President Bola Tinubu's recent public acknowledgment of Nigeria's economic pressures signals a critical moment for the continent's largest economy and a potential inflection point for European investors operating there. While his comments—framed as comparative reassurance against regional instability—reveal the genuine hardship facing ordinary Nigerians, they also underscore the persistent structural challenges that continue to reshape investment risk across West Africa.
Nigeria's fuel price volatility has become one of Africa's most destabilizing economic forces. The removal of fuel subsidies in May 2023, a key structural reform demanded by international lenders, unleashed inflationary pressures that have cascaded through the entire economy. Petrol prices have fluctuated between ₦550–₦650 per liter (approximately €0.75–€0.88), devastating transportation costs, manufacturing input expenses, and household purchasing power. For European manufacturers with supply chains anchored in Nigeria—from consumer goods producers to industrial equipment suppliers—these fuel shocks create unpredictable operational costs that traditional hedging strategies struggle to contain.
The President's comparative framing—suggesting Nigerians should be grateful they're "better off" than
Kenya or other regional peers—is politically pragmatic but economically revealing. Kenya's own currency crisis, inflation spike above 13%, and drought-induced rural collapse have indeed created humanitarian crises. However, this comparison risks masking Nigeria's unique vulnerabilities: a heavily import-dependent economy with limited foreign exchange reserves, a manufacturing sector operating at sub-capacity utilization, and growing youth unemployment that exceeded 35% by mid-2023. For European investors, this relative positioning matters less than absolute operational stability.
The broader context involves global oil price dynamics intersecting with Nigerian production challenges. Crude theft, pipeline vandalism, and underinvestment in refineries have reduced Nigeria's output from 1.8 million barrels per day (2020) to approximately 1.2 million barrels currently. This domestic supply crunch forces Nigeria to import refined petroleum—a perverse outcome for Africa's largest oil producer—consuming scarce foreign currency reserves. The Middle East tensions referenced in Tinubu's statement (likely alluding to Iran-Israel escalations and Red Sea shipping disruptions) add another layer of external vulnerability. Any further geopolitical disruption to global crude supplies could accelerate Nigerian fuel prices beyond current levels, with cascading effects on European business operations.
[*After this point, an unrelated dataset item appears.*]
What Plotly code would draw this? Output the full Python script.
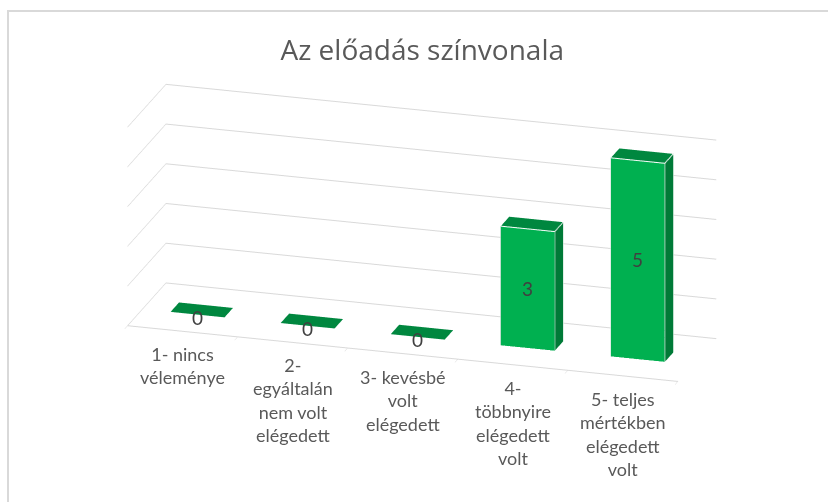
import plotly.graph_objects as go

categories = [
    "1- nincs<br>véleménye",
    "2-<br>egyáltalán<br>nem volt<br>elégedett",
    "3- kevésbé<br>volt<br>elégedett",
    "4-<br>többnyire<br>elégedett<br>volt",
    "5- teljes<br>mértékben<br>elégedett<br>volt",
]
values = [0, 0, 0, 3, 5]
value_ticks = [0, 1, 2, 3, 4, 5]
title_text = "Az előadás színvonala"

FRONT = "#00B050"
SIDE = "#007A37"
TOP = "#00873F"
GRID = "#D9D9D9"
TEXT = "#595959"

HALF_W = 0.245
Y0, Y1 = 0.39, 0.61

fig = go.Figure()

for i, v in enumerate(values):
    x0, x1 = i - HALF_W, i + HALF_W
    z0, z1 = 0, v
    xs = [x0, x1, x1, x0, x0, x1, x1, x0]
    ys = [Y0, Y0, Y1, Y1, Y0, Y0, Y1, Y1]
    zs = [z0, z0, z0, z0, z1, z1, z1, z1]
    # faces: front, back, left, right, top, bottom
    I = [0, 0, 3, 3, 0, 0, 1, 1, 4, 4, 0, 0]
    J = [1, 5, 2, 6, 3, 7, 2, 6, 5, 6, 1, 2]
    K = [5, 4, 6, 7, 7, 4, 6, 5, 6, 7, 2, 3]
    if v == 0:
        cols = [TOP] * 12
    else:
        cols = [FRONT, FRONT, SIDE, SIDE, SIDE, SIDE, SIDE, SIDE, TOP, TOP, SIDE, SIDE]
    fig.add_trace(go.Mesh3d(
        x=xs, y=ys, z=zs, i=I, j=J, k=K, facecolor=cols, flatshading=True,
        lighting=dict(ambient=1, diffuse=0, specular=0, roughness=1, fresnel=0),
        hoverinfo="skip", showscale=False,
    ))
    if v > 0:
        fig.add_trace(go.Scatter3d(
            x=[x0, x1, x1, x0, x0, None, x1, x1, None, x1, x1],
            y=[Y0, Y0, Y0, Y0, Y0, None, Y0, Y1, None, Y1, Y1],
            z=[z0, z0, z1, z1, z0, None, z1, z1, None, z1, z0],
            mode="lines", line=dict(color="white", width=2),
            hoverinfo="skip", showlegend=False,
        ))

annotations = []
for i, (c, v) in enumerate(zip(categories, values)):
    annotations.append(dict(
        x=i, y=0, z=0, text=c, showarrow=False, yanchor="top", yshift=-10,
        font=dict(family="Lato", size=18, color=TEXT),
    ))
    annotations.append(dict(
        x=i, y=Y0, z=v / 2, text=str(v), showarrow=False,
        yshift=-3 if v == 0 else 0,
        font=dict(family="Lato", size=19, color="#404040"),
    ))

axis_common = dict(showbackground=False, showspikes=False, zeroline=False, title=dict(text=""))

fig.update_layout(
    width=828, height=502,
    margin=dict(l=0, r=0, t=0, b=0),
    paper_bgcolor="white",
    showlegend=False,
    title=dict(text=title_text, x=0.51, xanchor="center", y=0.9, yanchor="middle",
               font=dict(family="Open Sans", size=28, color=TEXT)),
    scene=dict(
        domain=dict(x=[0, 1], y=[0, 1]),
        xaxis=dict(axis_common, range=[-0.5, 4.5], showgrid=False, showline=True, linecolor=GRID,
                   linewidth=2, ticks="outside", tickvals=[k - 0.5 for k in range(6)], ticklen=6,
                   tickcolor=GRID, showticklabels=False),
        yaxis=dict(axis_common, range=[0, 1], showgrid=False, showline=False, ticks="",
                   showticklabels=False),
        zaxis=dict(axis_common, range=[0, 5], tickvals=value_ticks, showgrid=True, gridcolor=GRID,
                   gridwidth=2, showline=False, ticks="", showticklabels=False),
        aspectmode="manual",
        aspectratio=dict(x=2.29, y=0.53, z=0.84),
        camera=dict(eye=dict(x=0.99, y=-3.396, z=1.185), center=dict(x=-0.033, y=0, z=-0.08),
                    projection=dict(type="orthographic")),
        annotations=annotations,
        bgcolor="white",
    ),
    shapes=[dict(type="rect", xref="paper", yref="paper", x0=8 / 828, x1=1.02,
                 y0=-0.02, y1=1 - 11 / 502, line=dict(color=GRID, width=2),
                 fillcolor="rgba(0,0,0,0)")],
)

fig.write_html("out.html", config=dict(displayModeBar=False),
               post_script="document.body.style.margin='0px';")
For investors, Tinubu's public acknowledgment signals political awareness of the crisis but provides little detail on implementation timelines for relief measures. His administration has promised productivity improvements in the newly rehabilitated Port Harcourt refinery and completion of the Dangote refinery (capacity: 650,000 barrels/day), expected operational late 2024. If successful, these projects could stabilize domestic fuel supply and reduce import dependency. However, repeated delays in refinery projects and limited foreign investment appetite due to execution risk suggest cautious optimism at best.
The immediate implication: European investors should anticipate 12–18 months of continued fuel price volatility before meaningful supply-side relief emerges. Companies with high transportation intensity or energy-dependent operations face margin compression. Conversely, businesses offering energy efficiency solutions, renewable alternatives, or transportation optimization services are positioned to capture premium valuations as operational pressures mount.
Gateway Intelligence
European investors should hedge Nigerian exposure through currency diversification (move naira earnings to USD/EUR tranches monthly) and operationally focus on supply chain localization—reducing fuel-dependent logistics by consolidating warehousing near consumption centers in Lagos, Abuja, and Port Harcourt. Monitor Dangote refinery commissioning timelines closely; a successful ramp-up by Q4 2024 could stabilize fuel prices and improve investment attractiveness, making this a potential re-entry opportunity for risk-averse investors who temporarily reduced exposure. High-risk tolerance investors should consider contrarian positions in manufacturing and logistics firms currently trading at distressed valuations, anticipating fuel normalization-driven recovery.